> [Description of the task]: Copy each line of the data below exactly, leaving out pictures.
╭──
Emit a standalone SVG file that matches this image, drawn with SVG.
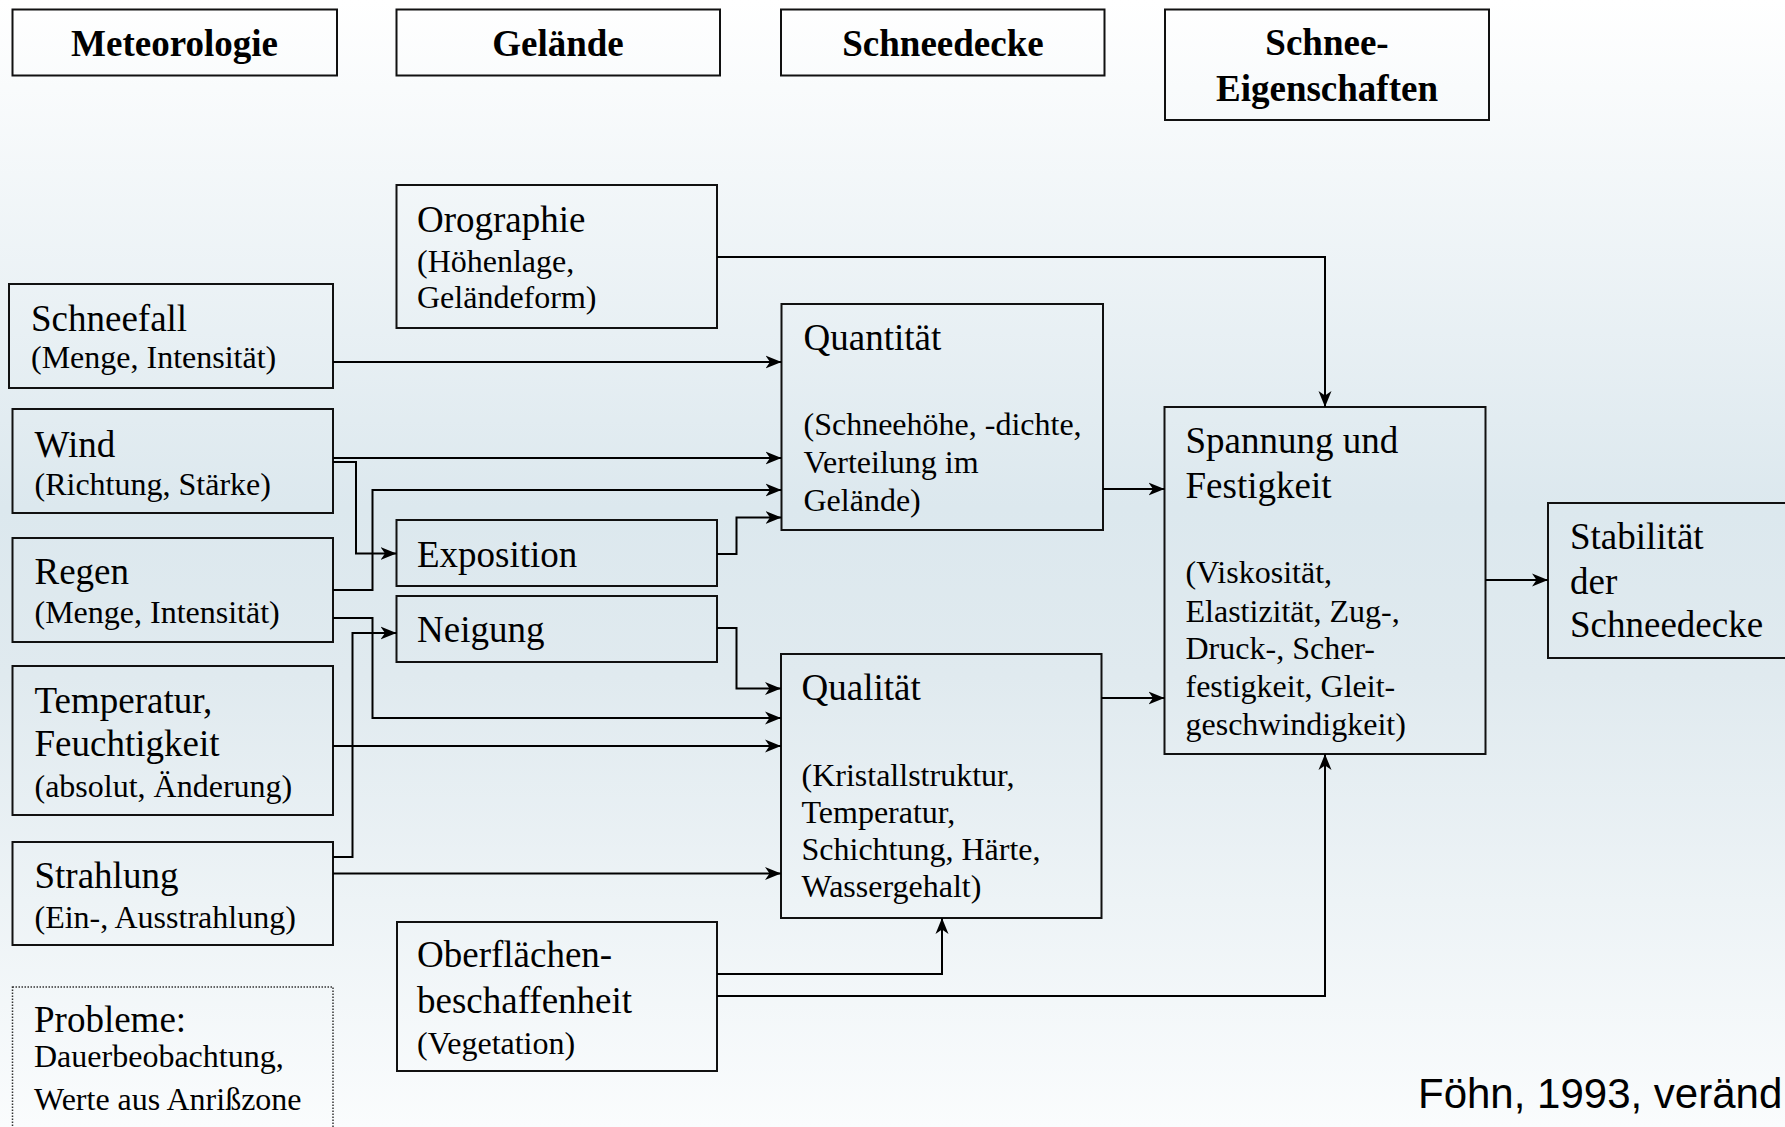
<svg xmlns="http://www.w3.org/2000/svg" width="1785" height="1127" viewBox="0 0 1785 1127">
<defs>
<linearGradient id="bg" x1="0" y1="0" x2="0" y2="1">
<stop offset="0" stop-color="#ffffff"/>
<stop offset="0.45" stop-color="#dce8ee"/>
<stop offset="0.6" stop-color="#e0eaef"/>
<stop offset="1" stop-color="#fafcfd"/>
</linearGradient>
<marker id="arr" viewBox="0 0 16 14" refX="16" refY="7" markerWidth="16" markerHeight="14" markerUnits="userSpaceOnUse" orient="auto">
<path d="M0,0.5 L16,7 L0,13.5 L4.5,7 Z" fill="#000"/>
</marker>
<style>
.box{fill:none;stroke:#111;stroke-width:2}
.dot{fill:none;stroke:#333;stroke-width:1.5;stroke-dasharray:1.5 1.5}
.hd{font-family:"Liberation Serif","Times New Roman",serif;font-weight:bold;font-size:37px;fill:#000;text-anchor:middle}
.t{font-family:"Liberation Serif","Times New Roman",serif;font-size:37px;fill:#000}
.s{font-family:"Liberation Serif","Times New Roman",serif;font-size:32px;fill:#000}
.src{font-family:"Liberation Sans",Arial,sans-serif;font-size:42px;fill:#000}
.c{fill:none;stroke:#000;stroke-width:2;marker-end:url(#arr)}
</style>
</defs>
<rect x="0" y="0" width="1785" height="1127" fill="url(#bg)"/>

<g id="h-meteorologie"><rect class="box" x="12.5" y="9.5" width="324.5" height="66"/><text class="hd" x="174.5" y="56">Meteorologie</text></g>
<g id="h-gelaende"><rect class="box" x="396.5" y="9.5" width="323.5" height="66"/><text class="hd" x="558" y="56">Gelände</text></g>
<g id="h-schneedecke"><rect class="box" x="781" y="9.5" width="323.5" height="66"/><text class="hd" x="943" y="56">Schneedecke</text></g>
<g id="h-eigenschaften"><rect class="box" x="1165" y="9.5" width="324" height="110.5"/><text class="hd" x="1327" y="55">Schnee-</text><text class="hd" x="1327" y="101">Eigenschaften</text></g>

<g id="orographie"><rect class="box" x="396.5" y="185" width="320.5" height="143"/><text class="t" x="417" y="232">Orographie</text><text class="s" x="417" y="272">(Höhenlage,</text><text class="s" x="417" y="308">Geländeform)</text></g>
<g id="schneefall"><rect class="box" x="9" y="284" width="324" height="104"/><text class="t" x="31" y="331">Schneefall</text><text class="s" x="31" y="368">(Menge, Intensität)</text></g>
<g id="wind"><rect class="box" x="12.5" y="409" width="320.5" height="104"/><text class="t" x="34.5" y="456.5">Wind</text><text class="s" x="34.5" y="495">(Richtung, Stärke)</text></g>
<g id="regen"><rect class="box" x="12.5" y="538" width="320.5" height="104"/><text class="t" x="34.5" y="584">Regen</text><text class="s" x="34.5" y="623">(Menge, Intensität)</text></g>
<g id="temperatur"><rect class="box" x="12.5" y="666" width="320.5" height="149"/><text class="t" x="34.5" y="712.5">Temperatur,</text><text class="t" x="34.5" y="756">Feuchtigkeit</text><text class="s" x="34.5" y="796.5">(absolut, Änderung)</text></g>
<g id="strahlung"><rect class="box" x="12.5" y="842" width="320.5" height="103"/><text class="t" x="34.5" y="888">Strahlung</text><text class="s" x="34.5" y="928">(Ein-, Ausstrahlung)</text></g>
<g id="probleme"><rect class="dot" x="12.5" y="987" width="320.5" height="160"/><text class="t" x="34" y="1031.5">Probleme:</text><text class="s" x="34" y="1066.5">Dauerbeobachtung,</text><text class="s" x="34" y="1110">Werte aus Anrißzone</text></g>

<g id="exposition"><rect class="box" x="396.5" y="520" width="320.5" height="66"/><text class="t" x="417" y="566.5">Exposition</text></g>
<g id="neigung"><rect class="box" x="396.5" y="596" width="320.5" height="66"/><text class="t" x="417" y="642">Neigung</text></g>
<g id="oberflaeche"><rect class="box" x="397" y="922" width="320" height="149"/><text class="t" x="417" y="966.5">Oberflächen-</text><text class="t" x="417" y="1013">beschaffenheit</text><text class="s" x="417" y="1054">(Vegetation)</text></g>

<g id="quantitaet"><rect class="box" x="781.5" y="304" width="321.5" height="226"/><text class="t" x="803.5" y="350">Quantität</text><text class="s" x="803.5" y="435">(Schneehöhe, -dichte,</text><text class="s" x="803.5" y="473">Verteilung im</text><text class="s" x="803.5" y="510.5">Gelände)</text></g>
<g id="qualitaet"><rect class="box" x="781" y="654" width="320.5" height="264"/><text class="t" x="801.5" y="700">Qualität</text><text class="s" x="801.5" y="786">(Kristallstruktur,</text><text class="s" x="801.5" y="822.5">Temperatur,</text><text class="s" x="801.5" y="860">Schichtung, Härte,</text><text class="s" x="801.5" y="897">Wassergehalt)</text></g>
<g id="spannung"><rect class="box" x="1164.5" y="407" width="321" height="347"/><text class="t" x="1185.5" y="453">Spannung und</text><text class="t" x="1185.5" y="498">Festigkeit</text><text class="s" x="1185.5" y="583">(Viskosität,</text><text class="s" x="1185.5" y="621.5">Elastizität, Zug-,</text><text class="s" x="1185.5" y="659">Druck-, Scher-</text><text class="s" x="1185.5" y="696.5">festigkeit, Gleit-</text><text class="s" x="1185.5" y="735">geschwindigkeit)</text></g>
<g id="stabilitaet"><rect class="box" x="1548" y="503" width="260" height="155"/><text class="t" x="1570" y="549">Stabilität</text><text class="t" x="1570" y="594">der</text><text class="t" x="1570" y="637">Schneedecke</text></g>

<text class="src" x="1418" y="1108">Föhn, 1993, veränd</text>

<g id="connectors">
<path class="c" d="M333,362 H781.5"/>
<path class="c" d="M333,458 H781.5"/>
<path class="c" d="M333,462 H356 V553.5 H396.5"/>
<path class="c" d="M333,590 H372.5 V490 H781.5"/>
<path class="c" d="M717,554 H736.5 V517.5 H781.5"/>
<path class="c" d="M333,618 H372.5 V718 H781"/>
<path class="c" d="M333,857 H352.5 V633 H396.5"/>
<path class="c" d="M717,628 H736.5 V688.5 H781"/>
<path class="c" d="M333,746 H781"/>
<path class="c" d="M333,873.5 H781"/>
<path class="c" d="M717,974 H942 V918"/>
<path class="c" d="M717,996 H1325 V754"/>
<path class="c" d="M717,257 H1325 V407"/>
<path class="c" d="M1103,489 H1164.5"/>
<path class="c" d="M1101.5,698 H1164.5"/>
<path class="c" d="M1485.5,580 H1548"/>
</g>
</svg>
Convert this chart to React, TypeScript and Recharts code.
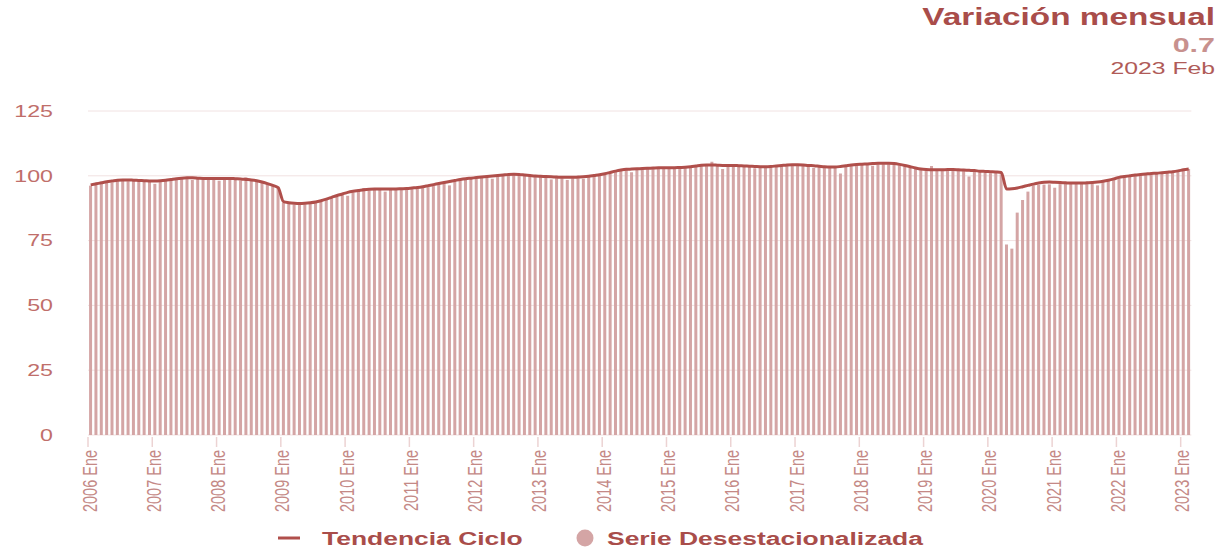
╰──
> [Response to this task]:
Emit a standalone SVG file that matches this image, drawn with SVG.
<svg xmlns="http://www.w3.org/2000/svg" width="1785" height="1127" viewBox="0 0 1785 1127">
<defs>
<linearGradient id="bg" x1="0" y1="0" x2="0" y2="1">
<stop offset="0" stop-color="#ffffff"/>
<stop offset="0.45" stop-color="#dce8ee"/>
<stop offset="0.6" stop-color="#e0eaef"/>
<stop offset="1" stop-color="#fafcfd"/>
</linearGradient>
<marker id="arr" viewBox="0 0 16 14" refX="16" refY="7" markerWidth="16" markerHeight="14" markerUnits="userSpaceOnUse" orient="auto">
<path d="M0,0.5 L16,7 L0,13.5 L4.5,7 Z" fill="#000"/>
</marker>
<style>
.box{fill:none;stroke:#111;stroke-width:2}
.dot{fill:none;stroke:#333;stroke-width:1.5;stroke-dasharray:1.5 1.5}
.hd{font-family:"Liberation Serif","Times New Roman",serif;font-weight:bold;font-size:37px;fill:#000;text-anchor:middle}
.t{font-family:"Liberation Serif","Times New Roman",serif;font-size:37px;fill:#000}
.s{font-family:"Liberation Serif","Times New Roman",serif;font-size:32px;fill:#000}
.src{font-family:"Liberation Sans",Arial,sans-serif;font-size:42px;fill:#000}
.c{fill:none;stroke:#000;stroke-width:2;marker-end:url(#arr)}
</style>
</defs>
<rect x="0" y="0" width="1785" height="1127" fill="url(#bg)"/>

<g id="h-meteorologie"><rect class="box" x="12.5" y="9.5" width="324.5" height="66"/><text class="hd" x="174.5" y="56">Meteorologie</text></g>
<g id="h-gelaende"><rect class="box" x="396.5" y="9.5" width="323.5" height="66"/><text class="hd" x="558" y="56">Gelände</text></g>
<g id="h-schneedecke"><rect class="box" x="781" y="9.5" width="323.5" height="66"/><text class="hd" x="943" y="56">Schneedecke</text></g>
<g id="h-eigenschaften"><rect class="box" x="1165" y="9.5" width="324" height="110.5"/><text class="hd" x="1327" y="55">Schnee-</text><text class="hd" x="1327" y="101">Eigenschaften</text></g>

<g id="orographie"><rect class="box" x="396.5" y="185" width="320.5" height="143"/><text class="t" x="417" y="232">Orographie</text><text class="s" x="417" y="272">(Höhenlage,</text><text class="s" x="417" y="308">Geländeform)</text></g>
<g id="schneefall"><rect class="box" x="9" y="284" width="324" height="104"/><text class="t" x="31" y="331">Schneefall</text><text class="s" x="31" y="368">(Menge, Intensität)</text></g>
<g id="wind"><rect class="box" x="12.5" y="409" width="320.5" height="104"/><text class="t" x="34.5" y="456.5">Wind</text><text class="s" x="34.5" y="495">(Richtung, Stärke)</text></g>
<g id="regen"><rect class="box" x="12.5" y="538" width="320.5" height="104"/><text class="t" x="34.5" y="584">Regen</text><text class="s" x="34.5" y="623">(Menge, Intensität)</text></g>
<g id="temperatur"><rect class="box" x="12.5" y="666" width="320.5" height="149"/><text class="t" x="34.5" y="712.5">Temperatur,</text><text class="t" x="34.5" y="756">Feuchtigkeit</text><text class="s" x="34.5" y="796.5">(absolut, Änderung)</text></g>
<g id="strahlung"><rect class="box" x="12.5" y="842" width="320.5" height="103"/><text class="t" x="34.5" y="888">Strahlung</text><text class="s" x="34.5" y="928">(Ein-, Ausstrahlung)</text></g>
<g id="probleme"><rect class="dot" x="12.5" y="987" width="320.5" height="160"/><text class="t" x="34" y="1031.5">Probleme:</text><text class="s" x="34" y="1066.5">Dauerbeobachtung,</text><text class="s" x="34" y="1110">Werte aus Anrißzone</text></g>

<g id="exposition"><rect class="box" x="396.5" y="520" width="320.5" height="66"/><text class="t" x="417" y="566.5">Exposition</text></g>
<g id="neigung"><rect class="box" x="396.5" y="596" width="320.5" height="66"/><text class="t" x="417" y="642">Neigung</text></g>
<g id="oberflaeche"><rect class="box" x="397" y="922" width="320" height="149"/><text class="t" x="417" y="966.5">Oberflächen-</text><text class="t" x="417" y="1013">beschaffenheit</text><text class="s" x="417" y="1054">(Vegetation)</text></g>

<g id="quantitaet"><rect class="box" x="781.5" y="304" width="321.5" height="226"/><text class="t" x="803.5" y="350">Quantität</text><text class="s" x="803.5" y="435">(Schneehöhe, -dichte,</text><text class="s" x="803.5" y="473">Verteilung im</text><text class="s" x="803.5" y="510.5">Gelände)</text></g>
<g id="qualitaet"><rect class="box" x="781" y="654" width="320.5" height="264"/><text class="t" x="801.5" y="700">Qualität</text><text class="s" x="801.5" y="786">(Kristallstruktur,</text><text class="s" x="801.5" y="822.5">Temperatur,</text><text class="s" x="801.5" y="860">Schichtung, Härte,</text><text class="s" x="801.5" y="897">Wassergehalt)</text></g>
<g id="spannung"><rect class="box" x="1164.5" y="407" width="321" height="347"/><text class="t" x="1185.5" y="453">Spannung und</text><text class="t" x="1185.5" y="498">Festigkeit</text><text class="s" x="1185.5" y="583">(Viskosität,</text><text class="s" x="1185.5" y="621.5">Elastizität, Zug-,</text><text class="s" x="1185.5" y="659">Druck-, Scher-</text><text class="s" x="1185.5" y="696.5">festigkeit, Gleit-</text><text class="s" x="1185.5" y="735">geschwindigkeit)</text></g>
<g id="stabilitaet"><rect class="box" x="1548" y="503" width="260" height="155"/><text class="t" x="1570" y="549">Stabilität</text><text class="t" x="1570" y="594">der</text><text class="t" x="1570" y="637">Schneedecke</text></g>

<text class="src" x="1418" y="1108">Föhn, 1993, veränd</text>

<g id="connectors">
<path class="c" d="M333,362 H781.5"/>
<path class="c" d="M333,458 H781.5"/>
<path class="c" d="M333,462 H356 V553.5 H396.5"/>
<path class="c" d="M333,590 H372.5 V490 H781.5"/>
<path class="c" d="M717,554 H736.5 V517.5 H781.5"/>
<path class="c" d="M333,618 H372.5 V718 H781"/>
<path class="c" d="M333,857 H352.5 V633 H396.5"/>
<path class="c" d="M717,628 H736.5 V688.5 H781"/>
<path class="c" d="M333,746 H781"/>
<path class="c" d="M333,873.5 H781"/>
<path class="c" d="M717,974 H942 V918"/>
<path class="c" d="M717,996 H1325 V754"/>
<path class="c" d="M717,257 H1325 V407"/>
<path class="c" d="M1103,489 H1164.5"/>
<path class="c" d="M1101.5,698 H1164.5"/>
<path class="c" d="M1485.5,580 H1548"/>
</g>
</svg>
Convert this chart to React, TypeScript and Recharts code.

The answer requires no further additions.